Agora o mundo tem menos um pedaço... a matéria transforma-se sem cessar e torna-se mais um fragmento dos raios de sol, visitantes persistentes, seguros e constantes, mais um pedaço do mundo que respira. Nunca vi o infinito, mas esse sei o que é, só por te ter visto partir e, mesmo assim, afinal a tua expressão perdurar ao longo do infindável caminho da memória.



"The Soul of Desert", Yang Hua's

terça-feira, julho 06, 2004

Pormenores Fugidios

No horizonte espreita a ingratidão,
sempre verde violácea
tornada ponto de fuga
labirinto previsto fechado.
Adiante adivinham-se os ossos
descarnados e lavados,
o branco que fere e ofusca
presentes irretornados,
Só o pó do pó,
a marmórea verdade,
a pureza impura, sem dó,
o lugar de sangue semeado
onde as lágrimas crescem
e os sorrisos fenecem.
Caminho desfeito,
fragmentos espelhados
loucura premente
pedaços de gente.



"Fragmented", Cheryl Handy

segunda-feira, julho 05, 2004

Parabéns Portugal

(ao meu País, pelas grandes e pelas pequenas coisas)



sábado, julho 03, 2004

"AUSÊNCIA

Num deserto sem água
Numa noite sem lua
Num país sem nome
Ou numa terra nua

Por maior que seja o desespero
Nenhuma ausência é mais funda do que a tua."

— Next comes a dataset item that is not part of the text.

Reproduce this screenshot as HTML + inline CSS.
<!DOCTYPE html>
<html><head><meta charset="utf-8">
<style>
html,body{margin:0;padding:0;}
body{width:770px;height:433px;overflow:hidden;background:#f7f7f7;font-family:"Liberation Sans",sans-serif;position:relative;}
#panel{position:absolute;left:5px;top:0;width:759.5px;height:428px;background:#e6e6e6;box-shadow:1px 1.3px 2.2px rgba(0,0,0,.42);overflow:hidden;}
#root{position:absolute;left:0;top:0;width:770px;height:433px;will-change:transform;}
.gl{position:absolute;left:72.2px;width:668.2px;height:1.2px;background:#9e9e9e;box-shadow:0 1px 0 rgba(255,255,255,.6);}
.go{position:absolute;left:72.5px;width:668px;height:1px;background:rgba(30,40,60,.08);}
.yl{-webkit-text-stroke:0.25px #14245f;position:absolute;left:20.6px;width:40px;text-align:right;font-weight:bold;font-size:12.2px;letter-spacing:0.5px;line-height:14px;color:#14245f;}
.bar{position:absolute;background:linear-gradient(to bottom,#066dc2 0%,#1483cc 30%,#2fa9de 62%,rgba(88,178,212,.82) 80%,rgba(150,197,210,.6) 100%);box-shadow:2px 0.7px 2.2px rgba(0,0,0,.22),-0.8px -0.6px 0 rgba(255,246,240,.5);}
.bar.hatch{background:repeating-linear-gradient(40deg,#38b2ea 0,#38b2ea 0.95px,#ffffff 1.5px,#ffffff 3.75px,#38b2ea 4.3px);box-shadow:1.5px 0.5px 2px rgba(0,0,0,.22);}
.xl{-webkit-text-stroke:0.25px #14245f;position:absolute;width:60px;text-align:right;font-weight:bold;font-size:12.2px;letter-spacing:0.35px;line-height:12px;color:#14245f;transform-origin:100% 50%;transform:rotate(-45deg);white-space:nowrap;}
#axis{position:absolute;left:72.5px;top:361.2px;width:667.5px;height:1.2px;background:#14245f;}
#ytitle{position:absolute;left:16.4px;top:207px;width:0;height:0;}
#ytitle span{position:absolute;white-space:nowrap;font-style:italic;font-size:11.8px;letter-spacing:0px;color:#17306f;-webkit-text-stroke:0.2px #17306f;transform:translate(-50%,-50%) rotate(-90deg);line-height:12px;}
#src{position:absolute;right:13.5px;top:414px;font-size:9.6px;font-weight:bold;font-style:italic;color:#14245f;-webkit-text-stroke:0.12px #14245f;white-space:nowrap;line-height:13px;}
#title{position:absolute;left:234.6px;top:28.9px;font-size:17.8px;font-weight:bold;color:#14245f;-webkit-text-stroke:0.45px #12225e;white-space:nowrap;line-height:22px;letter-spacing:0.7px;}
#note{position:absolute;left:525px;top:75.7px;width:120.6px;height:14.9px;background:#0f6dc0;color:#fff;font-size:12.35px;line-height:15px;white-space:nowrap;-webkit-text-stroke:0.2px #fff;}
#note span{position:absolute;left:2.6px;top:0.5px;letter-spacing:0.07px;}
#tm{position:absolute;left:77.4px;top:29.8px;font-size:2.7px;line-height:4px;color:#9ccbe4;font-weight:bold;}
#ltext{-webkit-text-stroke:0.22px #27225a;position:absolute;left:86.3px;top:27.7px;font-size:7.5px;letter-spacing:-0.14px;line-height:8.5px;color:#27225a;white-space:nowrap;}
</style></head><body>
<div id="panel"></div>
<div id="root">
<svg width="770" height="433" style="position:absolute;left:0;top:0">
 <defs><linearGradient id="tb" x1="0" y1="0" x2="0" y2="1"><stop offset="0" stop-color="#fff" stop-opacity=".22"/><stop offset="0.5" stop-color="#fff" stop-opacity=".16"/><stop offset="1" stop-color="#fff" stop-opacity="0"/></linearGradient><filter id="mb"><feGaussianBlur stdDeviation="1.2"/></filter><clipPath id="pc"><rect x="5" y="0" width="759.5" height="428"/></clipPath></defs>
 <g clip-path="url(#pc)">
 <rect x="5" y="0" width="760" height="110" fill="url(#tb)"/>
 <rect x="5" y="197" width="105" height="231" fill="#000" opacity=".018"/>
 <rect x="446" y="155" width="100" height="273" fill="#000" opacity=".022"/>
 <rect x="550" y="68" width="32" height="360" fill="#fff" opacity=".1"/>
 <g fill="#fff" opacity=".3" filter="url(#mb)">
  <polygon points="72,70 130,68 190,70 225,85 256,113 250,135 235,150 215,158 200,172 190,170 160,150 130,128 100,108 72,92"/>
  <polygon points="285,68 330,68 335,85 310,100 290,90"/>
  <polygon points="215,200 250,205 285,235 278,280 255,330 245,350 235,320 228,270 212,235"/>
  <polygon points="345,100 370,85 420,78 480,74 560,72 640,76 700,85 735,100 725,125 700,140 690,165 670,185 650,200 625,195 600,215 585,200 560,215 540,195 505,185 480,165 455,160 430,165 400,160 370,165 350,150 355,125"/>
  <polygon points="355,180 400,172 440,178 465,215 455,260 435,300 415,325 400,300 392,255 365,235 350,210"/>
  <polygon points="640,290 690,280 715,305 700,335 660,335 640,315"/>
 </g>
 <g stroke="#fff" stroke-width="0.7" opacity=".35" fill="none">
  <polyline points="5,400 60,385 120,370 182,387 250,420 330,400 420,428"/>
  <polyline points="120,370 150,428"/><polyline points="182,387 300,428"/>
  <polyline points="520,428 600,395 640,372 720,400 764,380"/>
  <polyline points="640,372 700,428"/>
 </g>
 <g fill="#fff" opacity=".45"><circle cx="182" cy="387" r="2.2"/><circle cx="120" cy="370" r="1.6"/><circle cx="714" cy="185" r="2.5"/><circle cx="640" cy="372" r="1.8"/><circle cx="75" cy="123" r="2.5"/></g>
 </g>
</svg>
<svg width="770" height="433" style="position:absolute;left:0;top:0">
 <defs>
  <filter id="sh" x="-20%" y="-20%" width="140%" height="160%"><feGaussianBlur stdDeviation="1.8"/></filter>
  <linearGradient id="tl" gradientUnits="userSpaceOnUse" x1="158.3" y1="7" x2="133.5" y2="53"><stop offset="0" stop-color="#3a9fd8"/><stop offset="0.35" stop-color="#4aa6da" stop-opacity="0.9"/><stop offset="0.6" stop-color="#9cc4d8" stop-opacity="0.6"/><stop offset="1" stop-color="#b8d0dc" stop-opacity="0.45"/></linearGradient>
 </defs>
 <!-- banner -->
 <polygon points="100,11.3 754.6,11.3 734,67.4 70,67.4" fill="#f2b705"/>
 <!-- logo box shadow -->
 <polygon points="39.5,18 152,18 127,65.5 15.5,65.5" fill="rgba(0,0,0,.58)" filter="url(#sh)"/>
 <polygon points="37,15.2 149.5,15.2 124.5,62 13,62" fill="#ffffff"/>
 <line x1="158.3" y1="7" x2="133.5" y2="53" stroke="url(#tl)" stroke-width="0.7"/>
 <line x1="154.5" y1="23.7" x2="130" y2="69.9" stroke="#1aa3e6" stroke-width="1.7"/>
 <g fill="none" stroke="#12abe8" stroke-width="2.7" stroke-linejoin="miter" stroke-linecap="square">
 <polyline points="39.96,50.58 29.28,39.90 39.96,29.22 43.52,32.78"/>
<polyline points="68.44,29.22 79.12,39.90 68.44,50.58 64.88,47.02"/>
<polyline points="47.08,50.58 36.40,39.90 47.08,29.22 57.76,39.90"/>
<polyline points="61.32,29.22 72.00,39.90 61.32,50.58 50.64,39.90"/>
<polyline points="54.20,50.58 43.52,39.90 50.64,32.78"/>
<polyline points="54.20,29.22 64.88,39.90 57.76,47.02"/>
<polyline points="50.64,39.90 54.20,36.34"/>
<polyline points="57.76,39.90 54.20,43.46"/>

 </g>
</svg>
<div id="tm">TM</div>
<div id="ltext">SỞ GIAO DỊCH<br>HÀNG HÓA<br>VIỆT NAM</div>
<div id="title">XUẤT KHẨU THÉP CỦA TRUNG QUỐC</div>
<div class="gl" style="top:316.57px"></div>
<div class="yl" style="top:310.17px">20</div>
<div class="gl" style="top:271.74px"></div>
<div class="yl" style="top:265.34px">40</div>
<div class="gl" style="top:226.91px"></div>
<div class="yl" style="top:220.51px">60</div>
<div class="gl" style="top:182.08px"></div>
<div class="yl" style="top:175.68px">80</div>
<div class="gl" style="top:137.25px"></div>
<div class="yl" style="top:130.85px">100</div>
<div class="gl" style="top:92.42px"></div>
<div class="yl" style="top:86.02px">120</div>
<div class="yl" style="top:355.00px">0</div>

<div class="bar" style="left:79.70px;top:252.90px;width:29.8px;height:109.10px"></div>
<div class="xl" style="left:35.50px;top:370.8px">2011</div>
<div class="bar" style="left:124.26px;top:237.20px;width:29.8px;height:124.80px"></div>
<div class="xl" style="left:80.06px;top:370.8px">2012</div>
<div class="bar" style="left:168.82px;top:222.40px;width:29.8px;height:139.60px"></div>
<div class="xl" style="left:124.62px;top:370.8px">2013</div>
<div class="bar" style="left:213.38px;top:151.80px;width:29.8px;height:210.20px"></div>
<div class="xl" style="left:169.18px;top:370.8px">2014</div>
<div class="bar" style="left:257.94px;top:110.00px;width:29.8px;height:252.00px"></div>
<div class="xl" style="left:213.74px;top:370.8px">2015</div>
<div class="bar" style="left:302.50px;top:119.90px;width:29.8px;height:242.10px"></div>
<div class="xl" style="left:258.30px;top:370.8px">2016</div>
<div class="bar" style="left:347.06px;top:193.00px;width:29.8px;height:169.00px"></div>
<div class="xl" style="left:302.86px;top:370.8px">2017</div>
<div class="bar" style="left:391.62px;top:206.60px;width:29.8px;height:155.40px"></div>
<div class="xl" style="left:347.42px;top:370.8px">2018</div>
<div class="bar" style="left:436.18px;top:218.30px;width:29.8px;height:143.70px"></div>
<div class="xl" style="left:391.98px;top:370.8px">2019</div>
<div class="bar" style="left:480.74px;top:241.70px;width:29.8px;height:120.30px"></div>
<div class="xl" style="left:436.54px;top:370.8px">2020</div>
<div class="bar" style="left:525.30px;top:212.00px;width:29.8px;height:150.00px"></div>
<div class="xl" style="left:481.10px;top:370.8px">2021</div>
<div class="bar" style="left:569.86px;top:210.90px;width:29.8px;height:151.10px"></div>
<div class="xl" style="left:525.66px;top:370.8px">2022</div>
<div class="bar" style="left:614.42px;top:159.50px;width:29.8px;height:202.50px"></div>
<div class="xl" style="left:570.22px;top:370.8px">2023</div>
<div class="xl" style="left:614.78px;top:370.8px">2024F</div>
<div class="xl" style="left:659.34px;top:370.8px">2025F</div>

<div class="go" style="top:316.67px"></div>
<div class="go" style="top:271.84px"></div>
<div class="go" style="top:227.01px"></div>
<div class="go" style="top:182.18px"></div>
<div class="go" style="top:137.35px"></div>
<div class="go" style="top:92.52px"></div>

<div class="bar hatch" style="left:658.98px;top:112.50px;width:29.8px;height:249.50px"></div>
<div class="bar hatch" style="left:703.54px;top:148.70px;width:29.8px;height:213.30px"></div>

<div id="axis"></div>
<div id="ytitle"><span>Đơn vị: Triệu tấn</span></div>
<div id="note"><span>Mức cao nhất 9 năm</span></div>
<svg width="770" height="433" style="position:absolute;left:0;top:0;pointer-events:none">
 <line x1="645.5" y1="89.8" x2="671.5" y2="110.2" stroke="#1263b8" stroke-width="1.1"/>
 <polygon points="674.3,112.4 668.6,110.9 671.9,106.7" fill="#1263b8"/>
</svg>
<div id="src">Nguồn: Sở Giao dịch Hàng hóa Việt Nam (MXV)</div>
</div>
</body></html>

Sophia de Mello Breyner Andresen



"Sophia de Mello Breyner", Arpad Szenes

quinta-feira, julho 01, 2004

Efeitos do Vento (II)

Naquela manhã, início de tarde, a rapariga acordara com uma já longínqua sensação de leveza arrastada. Na janela, o vento continuava a soprar. Mas desta vez, em vez de levar, trazia. Trazia de volta tudo o que já fora. As folhas das árvores, o pó... a canção de embalar, ritmada e ondulante, o tempo perdido, quem já tinha partido. O tempo deixou de se adivinhar sem tempo. O tempo ficou mais cheio, a luz descobriu mais cores.
A rapariga interrogou-se onde estariam todas estas coisas, toda esta luz que antes não vira... Saíu de si e olhou para dentro. Procurou bem... e percebeu que sempre lá tinham estado. Tão somente agora podiam sair e entregar-se ao mundo exterior, deixar-se levar pela força do vento, sem medo nem ilusão de controlo.
O vento trazia, recuperava, reunia e fazia dançar.